Here is a picture of a man who did use a gun to kill his victim, though it wasn't one of Colt's. Item 77 is a mugshot of Leon Czolgosz, showing head-on and profile views of the killer. Czolgosz was an anarchist. He felt the government was aligned against the interests of the working people and decided to do something about it. In 1901, he shuffled off to Buffalo to attend the Pan-American Exposition. He wasn't there to see the exhibits. Instead, he stood in a receiving line to greet President William McKinley, and when his turn came, he pulled out his pistol and shot the President. McKinley died of his wounds eight days later. Czolgosz, pleased with what he had done, refused to testify at his trial and would not even cooperate with his lawyers. He was quickly convicted and 45 days after McKinley died, Czolgosz went off to join him from his seat in the electric chair. The back of the photo is signed by James F. Vallely, Chief of Detectives for the Pan-Am Exhibition, and Detective Sergeant C. H. Reynolds. It was Vallely who captured Czolgosz and took him into custody. $1,500.

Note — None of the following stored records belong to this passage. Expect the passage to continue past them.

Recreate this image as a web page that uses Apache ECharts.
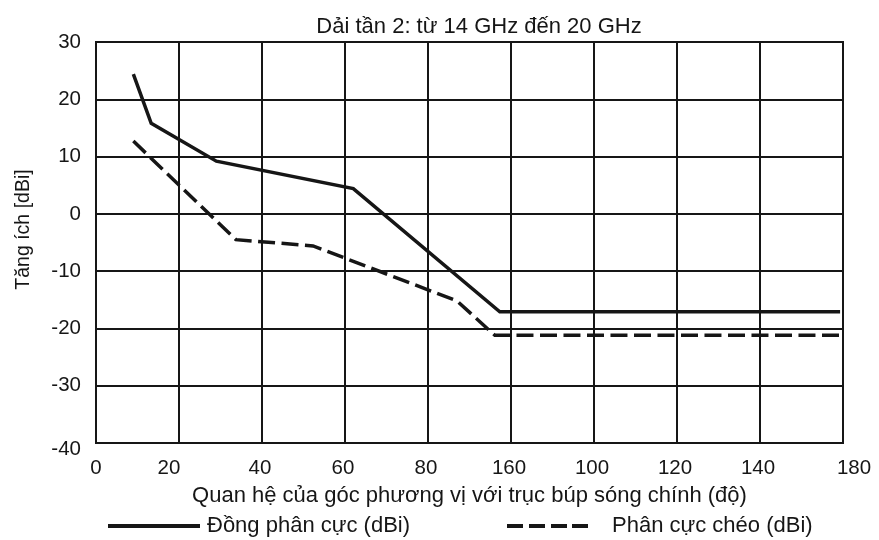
<!DOCTYPE html>
<html>
<head>
<meta charset="utf-8">
<script src="https://cdn.jsdelivr.net/npm/echarts@6/dist/echarts.min.js"></script>
<style>
  html, body { margin: 0; padding: 0; background: #fff; }
  #chart { width: 879px; height: 540px; }
</style>
</head>
<body>
<div id="chart"></div>
<script>
// Azimuth angle (deg) and gain (dBi) for each polarisation
const coPolAngle = [9, 13.3, 29, 62, 97.3, 179.3];
const coPolGain = [24.4, 15.8, 9.2, 4.4, -17.1, -17.1];
const crossPolAngle = [9, 33.7, 52.3, 87, 96.1, 180];
const crossPolGain = [12.7, -4.5, -5.6, -15.2, -21.2, -21.2];

// Tick labels along the angle axis, one per 20-degree gridline
const xTickLabels = ['0', '20', '40', '60', '80', '160', '100', '120', '140', '180'];
const yTickLabels = ['-40', '-30', '-20', '-10', '0', '10', '20', '30'];

const seriesNames = ['Đồng phân cực (dBi)', 'Phân cực chéo (dBi)'];
const titleText = 'Dải tần 2: từ 14 GHz đến 20 GHz';
const xAxisName = 'Quan hệ của góc phương vị với trục búp sóng chính (độ)';
const yAxisName = 'Tăng ích [dBi]';

const ink = '#161616';
const font = '"Liberation Sans", Arial, sans-serif';
const textSize = 22;
const tickSize = 20.5;

const pairs = (xs, ys) => xs.map((x, i) => [x, ys[i]]);

const chart = echarts.init(document.getElementById('chart'), null, { renderer: 'canvas' });

// Legend keys: a solid bar and a four-dash bar
const solidKey = 'path://M0,0 L92,0 L92,4 L0,4 Z';
const dashedKey = 'path://M0,0 h16 v4 h-16 Z M22,0 h16 v4 h-16 Z M44,0 h16 v4 h-16 Z M65,0 h16 v4 h-16 Z';

chart.setOption({
  backgroundColor: '#fff',
  animation: false,
  title: {
    text: titleText,
    left: 474,
    top: 11,
    textAlign: 'center',
    textStyle: { fontFamily: font, fontSize: textSize, fontWeight: 'normal', color: ink }
  },
  legend: [
    {
      left: 103, top: 510,
      itemWidth: 92, itemHeight: 4,
      data: [{ name: seriesNames[0], icon: solidKey }],
      textStyle: { fontFamily: font, fontSize: textSize, color: ink, padding: [0, 0, 0, 2] }
    },
    {
      left: 502, top: 510,
      itemWidth: 81, itemHeight: 4,
      data: [{ name: seriesNames[1], icon: dashedKey }],
      textStyle: { fontFamily: font, fontSize: textSize, color: ink, padding: [0, 0, 0, 19] }
    }
  ],
  grid: {
    left: 96, right: 36, top: 42, bottom: 97,
    show: true, borderColor: ink, borderWidth: 2, backgroundColor: 'transparent'
  },
  xAxis: {
    type: 'value',
    min: 0, max: 180, interval: 20,
    name: xAxisName,
    nameLocation: 'middle',
    nameGap: 42,
    nameTextStyle: { fontFamily: font, fontSize: textSize, color: ink },
    axisLine: { show: true, lineStyle: { color: ink, width: 2 } },
    axisTick: { show: false },
    splitLine: { show: true, lineStyle: { color: ink, width: 2 } },
    axisLabel: {
      margin: 15,
      fontFamily: font, fontSize: tickSize, color: ink,
      formatter: v => {
        const t = xTickLabels[Math.round(v / 20)];
        if (v === 0) return '{z|' + t + '}';
        if (v === 20) return '{l|' + t + '}';
        if (v === 180) return '{r|' + t + '}';
        return '{n|' + t + '}';
      },
      rich: {
        z: { fontFamily: font, fontSize: tickSize, color: ink },
        n: { fontFamily: font, fontSize: tickSize, color: ink, padding: [0, 4, 0, 0] },
        l: { fontFamily: font, fontSize: tickSize, color: ink, padding: [0, 20, 0, 0] },
        r: { fontFamily: font, fontSize: tickSize, color: ink, padding: [0, 0, 0, 22] }
      }
    }
  },
  yAxis: {
    type: 'value',
    min: -40, max: 30, interval: 10,
    name: yAxisName,
    nameLocation: 'middle',
    nameGap: 62,
    nameTextStyle: { fontFamily: font, fontSize: 19.5, color: ink, padding: [0, 0, 0, 26] },
    axisLine: { show: true, lineStyle: { color: ink, width: 2 } },
    axisTick: { show: false },
    splitLine: { show: true, lineStyle: { color: ink, width: 2 } },
    axisLabel: {
      margin: 15,
      fontFamily: font, fontSize: tickSize, color: ink,
      formatter: v => {
        const t = yTickLabels[Math.round((v + 40) / 10)];
        return v === -40 ? '{b|' + t + '}' : '{n|' + t + '}';
      },
      rich: {
        n: { fontFamily: font, fontSize: tickSize, color: ink },
        b: { fontFamily: font, fontSize: tickSize, color: ink, padding: [12, 0, 0, 0] }
      }
    }
  },
  series: [
    {
      name: seriesNames[0],
      type: 'line',
      data: pairs(coPolAngle, coPolGain),
      symbol: 'none',
      lineStyle: { color: ink, width: 3.5, type: 'solid', join: 'miter' },
      itemStyle: { color: ink },
      z: 3
    },
    {
      name: seriesNames[1],
      type: 'line',
      data: pairs(crossPolAngle, crossPolGain),
      symbol: 'none',
      lineStyle: { color: ink, width: 3.5, type: [17, 6.5], join: 'miter' },
      itemStyle: { color: ink },
      z: 3
    }
  ]
});
</script>
</body>
</html>
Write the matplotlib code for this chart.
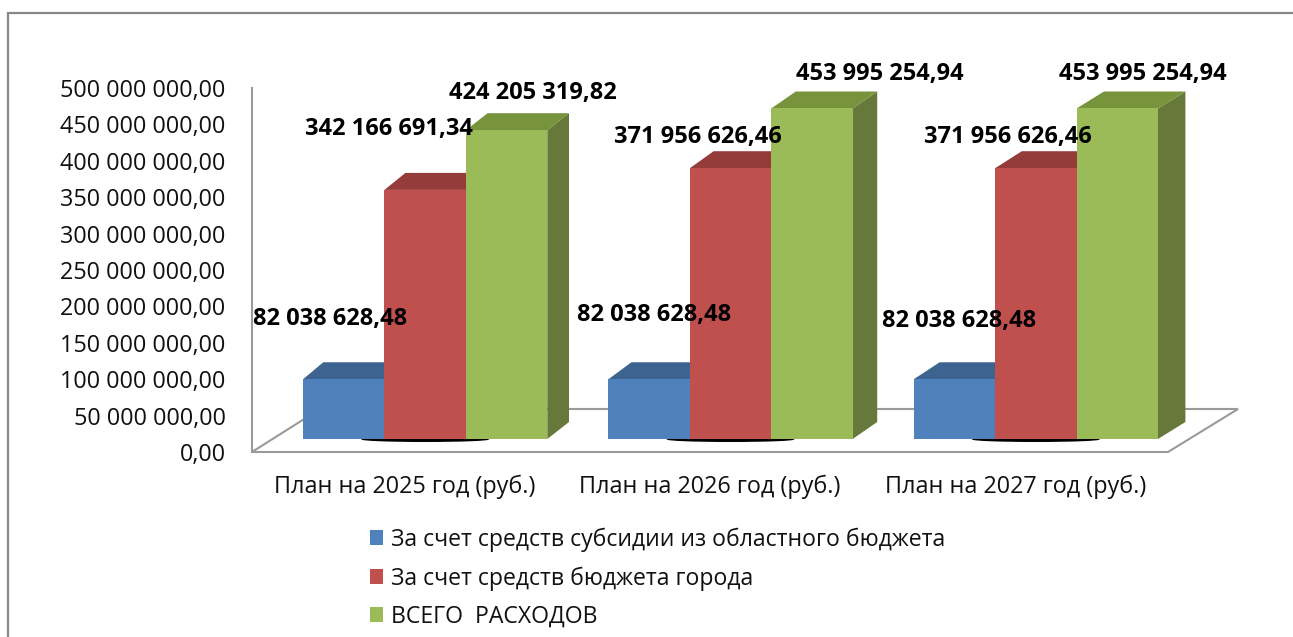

Next is one more item filled with irony. Item 54 is Fourteen Months in American Bastiles by Frank Key Howard, published in 1863. Howard was a Baltimore newspaper editor with southern sympathies. At the time of the Civil War, Maryland was a border state, with many southern sympathizers. When war broke out, there were riots in the city. President Lincoln responded by suspending habeas corpus. Howard attacked the move in his editorial, whereupon he was arrested and incarcerated, the subject of this book. Here is the irony – Howard was detained at Fort McHenry. It was from imprisonment on a ship in the harbor that his Grandfather, Francis Scott Key, observed the bombing of Fort McHenry and wrote the Star Spangled Banner. It should be noted that despite Key's stirring lyrics, and personal abhorrence of slavery, he was also stridently anti-abolition and once, in his role as a federal prosecutor, prosecuted a man for simply possessing some anti-abolition literature. The man spent eight months in prison awaiting trial, and though acquitted, contracted tuberculosis in prison and later died from it. What goes around... $150.